Are You Too Materialistic?

As we're in the throes of our annual spending orgy in the name of Christmas, I'd like to remind you that the cost of a materialistic lifestyle is far more than the dollars spent. You must also consider that:
  • To pay for it, you and/or your spouse may have to forgo a less remunerative career so they can make the money to pay for that materialistic lifestyle. It strikes me as sad, for example, when someone who'd love to be a writer must spend 40-70 hours a week for decades as a bond trader to pay for her/his spouse's desire for a more-than-utilitarian home, car, jewelry, vacations, etc.
  • The more you perceive the need to make lots of dollars, the more likely you are to cut ethical corners in your business dealings and to be less generous in your charitable donations.
  • The more you look to "stuff" as a core source of your life's satisfactions, the more likely you are to miss out on life's greater rewards: maximally beneficial work, relationships, beauty, and such no-cost magic as YouTube videos, where you can see the world's greatest performers doing one of their greatest performanced. For example, appropriate for the holidays, HERE is Celine Dion singing Oh Holy Night. For me, few material purchases could give me more pleasure...and I'm an atheist!
  • You convey materialistic values to your children. Is that really what you want to do?


Jeffrie said...

"The season of giving" has become "the season of shopping." Every year, I look for the Christmas spirit, and I never find it at the mall.

My favorite gift I'm giving this year will be an inexpensive one, for my mother.

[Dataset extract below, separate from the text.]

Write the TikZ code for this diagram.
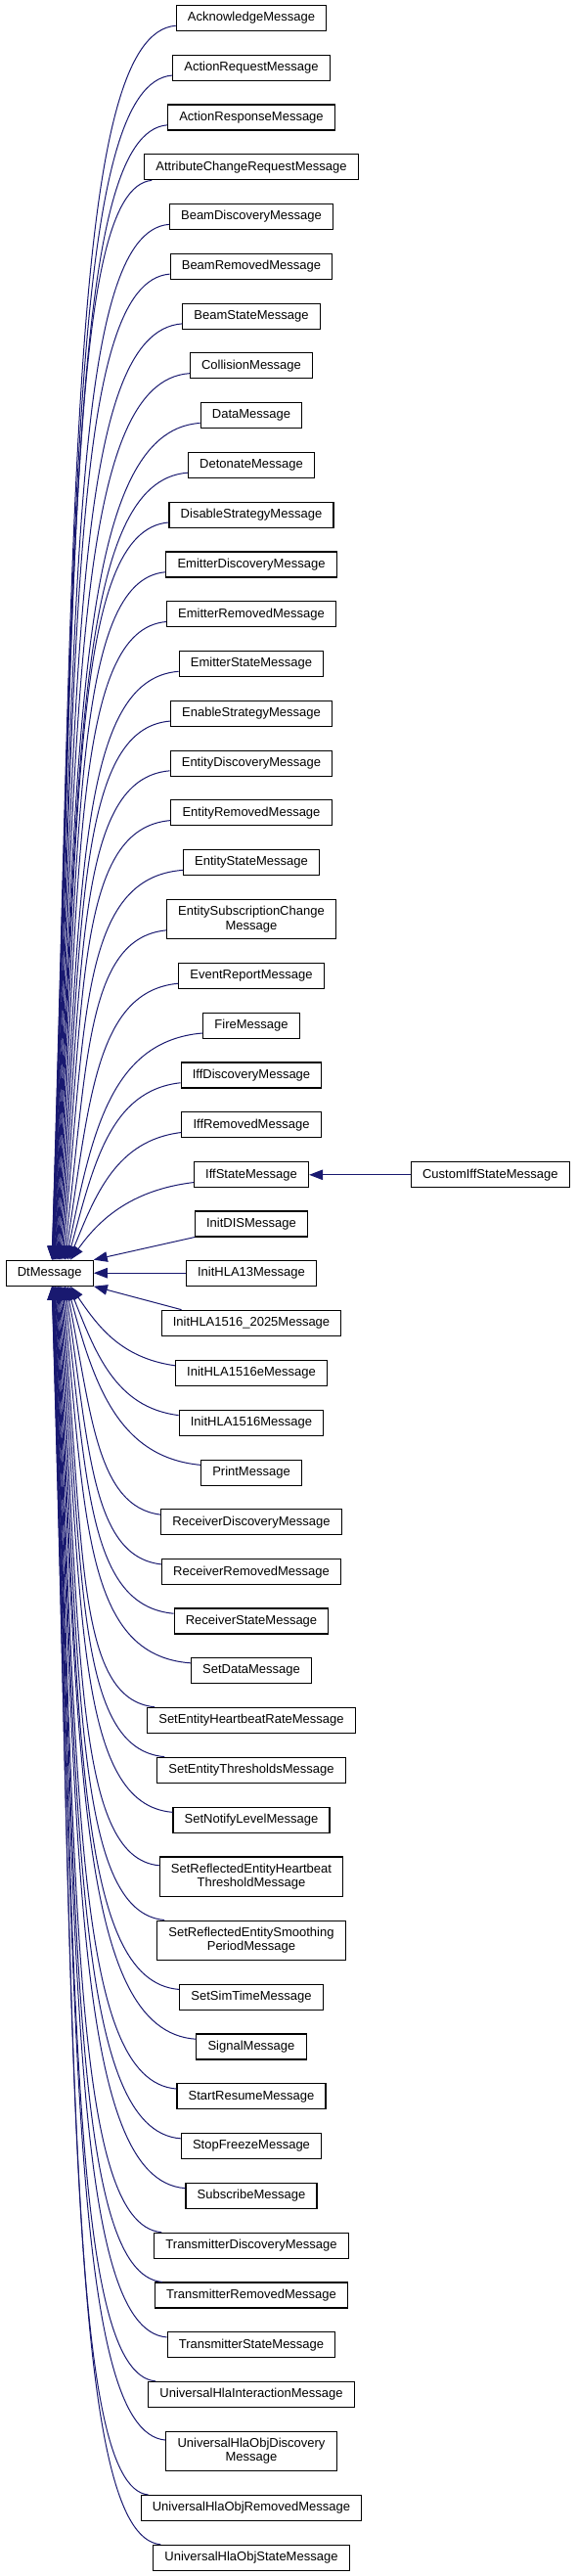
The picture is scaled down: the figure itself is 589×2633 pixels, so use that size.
\documentclass[tikz,border=0pt]{standalone}
\usepackage{fontspec}
\setmainfont{Liberation Sans}
\usetikzlibrary{arrows.meta,calc}
\definecolor{edgeblue}{HTML}{191970}
\newcommand\topedge[2]{%
 \draw[edge] let \p1=(#1.west), \p2=(#1.south), \p3=($(dt.north west)+(#2,0)$),
   \n1={ifthenelse(\x1<162,(\x1)+8,\x1)},
   \n2={ifthenelse(\x1<162,\y2,(\y1)-0.5*((\y1)-(\y2))-1)},
   \n7={(\n2)-(\y3)},
   \n8={min(1,(\n7)/400)},
   \n3={(0.45+0.40*(\n8))*((\n1)-(\x3))},
   \n4={(0.45+0.17*(\n8))*(\n7)},
   \n5={28-4*(\n8)}
 in (\n1,\n2) .. controls +(-\n3,-8) and +(\n5,\n4) .. (\p3);}
\newcommand\botedge[2]{%
 \draw[edge] let \p1=(#1.west), \p2=(#1.north), \p3=($(dt.south west)+(#2,0)$),
   \n1={ifthenelse(\x1<162,(\x1)+8,\x1)},
   \n2={ifthenelse(\x1<162,\y2,(\y1)+0.5*((\y2)-(\y1))+1)},
   \n7={(\y3)-(\n2)},
   \n8={min(1,(\n7)/400)},
   \n3={(0.45+0.40*(\n8))*((\n1)-(\x3))},
   \n4={(0.45+0.17*(\n8))*(\n7)},
   \n5={28-4*(\n8)}
 in (\n1,\n2) .. controls +(-\n3,8) and +(\n5,-\n4) .. (\p3);}
\begin{document}
\begin{tikzpicture}[x=1pt,y=1pt,
  cls/.style={draw=black, line width=1.1pt, fill=white, rectangle, align=center,
    font=\fontsize{13}{14.3}\selectfont, inner xsep=11.7pt, inner ysep=2pt, minimum height=26pt},
  two/.style={minimum height=40.3pt},
  edge/.style={draw=edgeblue, line width=1pt, -{Triangle[length=14pt,width=10.5pt,fill=edgeblue]}}]
\fill[white] (0,0) rectangle (589,-2633);
\useasboundingbox (0,0) rectangle (589,-2633);
\node[cls] (dt) at (50.7,-1301.2) {DtMessage};
\node[cls] (cust) at (501.3,-1200.8) {CustomIffStateMessage};
\node[cls] (c1) at (257,-18.5) {AcknowledgeMessage};
\node[cls] (c2) at (257,-69.27) {ActionRequestMessage};
\node[cls] (c3) at (257,-120.04) {ActionResponseMessage};
\node[cls] (c4) at (257,-170.81) {AttributeChangeRequestMessage};
\node[cls] (c5) at (257,-221.58) {BeamDiscoveryMessage};
\node[cls] (c6) at (257,-272.35) {BeamRemovedMessage};
\node[cls] (c7) at (257,-323.12) {BeamStateMessage};
\node[cls] (c8) at (257,-373.89) {CollisionMessage};
\node[cls] (c9) at (257,-424.66) {DataMessage};
\node[cls] (c10) at (257,-475.43) {DetonateMessage};
\node[cls] (c11) at (257,-526.20) {DisableStrategyMessage};
\node[cls] (c12) at (257,-576.97) {EmitterDiscoveryMessage};
\node[cls] (c13) at (257,-627.74) {EmitterRemovedMessage};
\node[cls] (c14) at (257,-678.51) {EmitterStateMessage};
\node[cls] (c15) at (257,-729.28) {EnableStrategyMessage};
\node[cls] (c16) at (257,-780.05) {EntityDiscoveryMessage};
\node[cls] (c17) at (257,-830.82) {EntityRemovedMessage};
\node[cls] (c18) at (257,-881.59) {EntityStateMessage};
\node[cls,two] (c19) at (257,-939.51) {EntitySubscriptionChange\\Message};
\node[cls] (c20) at (257,-997.43) {EventReportMessage};
\node[cls] (c21) at (257,-1048.20) {FireMessage};
\node[cls] (c22) at (257,-1098.97) {IffDiscoveryMessage};
\node[cls] (c23) at (257,-1149.74) {IffRemovedMessage};
\node[cls] (c24) at (257,-1200.8) {IffStateMessage};
\node[cls] (c25) at (257,-1251.0) {InitDISMessage};
\node[cls] (c26) at (257,-1301.2) {InitHLA13Message};
\node[cls] (c27) at (257,-1352.2) {InitHLA1516\_2025Message};
\node[cls] (c28) at (257,-1403.59) {InitHLA1516eMessage};
\node[cls] (c29) at (257,-1454.36) {InitHLA1516Message};
\node[cls] (c30) at (257,-1505.13) {PrintMessage};
\node[cls] (c31) at (257,-1555.90) {ReceiverDiscoveryMessage};
\node[cls] (c32) at (257,-1606.67) {ReceiverRemovedMessage};
\node[cls] (c33) at (257,-1657.0) {ReceiverStateMessage};
\node[cls] (c34) at (257,-1707.6) {SetDataMessage};
\node[cls] (c35) at (257,-1758.3) {SetEntityHeartbeatRateMessage};
\node[cls] (c36) at (257,-1809.2) {SetEntityThresholdsMessage};
\node[cls] (c37) at (257,-1860.1) {SetNotifyLevelMessage};
\node[cls,two] (c38) at (257,-1918.1) {SetReflectedEntityHeartbeat\\ThresholdMessage};
\node[cls,two] (c39) at (257,-1983.2) {SetReflectedEntitySmoothing\\PeriodMessage};
\node[cls] (c40) at (257,-2041.2) {SetSimTimeMessage};
\node[cls] (c41) at (257,-2092.0) {SignalMessage};
\node[cls] (c42) at (257,-2142.8) {StartResumeMessage};
\node[cls] (c43) at (257,-2193.6) {StopFreezeMessage};
\node[cls] (c44) at (257,-2244.4) {SubscribeMessage};
\node[cls] (c45) at (257,-2295.2) {TransmitterDiscoveryMessage};
\node[cls] (c46) at (257,-2346.0) {TransmitterRemovedMessage};
\node[cls] (c47) at (257,-2396.7) {TransmitterStateMessage};
\node[cls] (c48) at (257,-2447.4) {UniversalHlaInteractionMessage};
\node[cls,two] (c49) at (257,-2505.4) {UniversalHlaObjDiscovery\\Message};
\node[cls] (c50) at (257,-2563.5) {UniversalHlaObjRemovedMessage};
\node[cls] (c51) at (257,-2614.3) {UniversalHlaObjStateMessage};
\foreach \i in {1,...,24}{%
  \pgfmathsetmacro\off{47.5+19*(\i/24)^2}%
  \topedge{c\i}{\off}}
\foreach \j in {28,...,51}{%
  \pgfmathsetmacro\off{47.5+19*((52-\j)/24)^2}%
  \botedge{c\j}{\off}}
\draw[edge] (c25.south west) -- (dt.north east);
\draw[edge] (c26) -- (dt);
\draw[edge] ($(c27.north west)+(21,0)$) -- (dt.south east);
\draw[edge] (cust) -- (c24);
\end{tikzpicture}
\end{document}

For years, she's wanted me to sing a particular song for her, so I decided to record it at home for her. I think she'll be surprised. She might even like it.

My favorite gift I've ever received I got a few years ago. I arrived home on Christmas Day after visiting my family, and there was an unwrapped bath/shower set, with no card, at my front door. This was my favorite because, for a few days, I didn't know who left it there. For a brief moment, I even wondered if it might be from Santa Claus.

I don't consider myself very materialistic. I like having what I need and a few affordable luxuries. Other than that, I'd just as soon do without it. I'd probably even be just fine if I had a few less of what I already have now.

Anonymous said...

I've wondered this, based on my experience with a close relative: Is it generally true that people in very financially remunerative but otherwise sucky jobs use the extra bucks they earn to buy off-the job satisfaction to make up for the lack of satisfaction they get on the job? For example, this relative who earns quite a bit as a senior manager at a large bank has a huge house, several expensive cars, collects antiques, and goes golfing and hunting as often as he can. He's retiring this spring (he worked as long as possible to amximize his retirememt benefits) and is counting the seconds until then.

Anonymous said...

Thanks for posting, Marty. I visit your site regularly to keep motivated towards my goal: be out of the corporate grind in the next few years. I'm building a financial cushion right now so I can be somewhat secure when I begin lower paid work (either self employment as a career counselor or some other type of helping role).

Anonymous said...

I have health problems and am a prisoner to coporate medical insurance. If I could buy reasonably priced medical insurance from a single payer (i.e. government), I would start my own business, make a little less, and be infinitely happier than I am now.